The situation for the residents of Delaware Bayshore is unlikely to change soon. Chris Christie, the governor of NJ, can’t devote too much attention to state matters, he too busy proving he can run the country. Ironically he just doesn’t have the time to be governor. The wizards of urban planning and policy in Universities like Princeton, can ill afford solving problems in their own backyard because real money lies elsewhere. No one seems to think much about NJ being the wealthiest state in the nation, but with rural poverty equal to Alabama (17 crimes/sq mile) or deep woods Louisiana (37 crimes/sq mile). All this abutting one of the most important and wonderous wild places int he country.
I could go on with this, but the reader must get the point. How does a conservationist process this? How can conservationists deal with the glaring social injustice wrought upon a people that only want to maintain a rural life consistent with the goals of most conservationists?
There are many ways of course but one of the most important is habitat restoration. Over the last four years a team of wildlife scientists, managers and agency regulators ( including the author) have restored over two miles of Hurricane Sandy damaged bayshore for the benefits of wildlife and people.

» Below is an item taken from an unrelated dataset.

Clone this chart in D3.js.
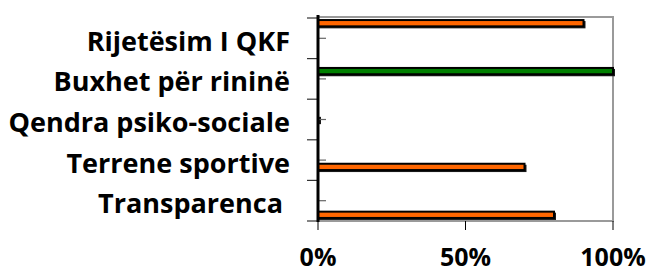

Led by the American Littoral Society and Conserve Wildlife Foundation of NJ, this restoration of wildlife habitat substantively improved conditions for breeding horseshoe crabs and the migratory shorebirds relying on them. This work benefits Bayshore communities in the way they need it.
That it happened at all was important. As one would expect the politicians of the state left the bayshore out of the largess showered upon the rich communities of NJ’s Atlantic Coast. Of the restoration that did take place all came from conservation funding.
The projects also create well paying jobs. Because the US Fish and Wildlife Service and National Fish and Wildlife Foundation funded the work, groups paid “prevailing rate” meaning companies must pay the rate equal to a union worker. For the operator of a machine that costs hundreds of thousands of dollars and kills or maims with the ease of giant beast, it means a fair $70/hour as compared to a barely livable $30/hour. The work also consumes sand from local sandmines. Last year one project resulted in the sale of 40,000 cubic yards of sand from a mildly depressed local sand market. Finally when the job is done, the restored beach attracts fishermen and other outdoor users who support community business. This work rebuilds communities.
Obviously this is more a balm than a real cure. State and federal agencies can only do that and both seem incapable of effective action. Thus the shameful neglect of the bayshore is likely to last. But as I point out in the previous post, international and national policy edge ever closer to more substantive actions to combat climate change. The restoration of habitat to full function would create real improvement by creating resiliency to sea level rise and more effective carbon capture. Good for wildlife and people.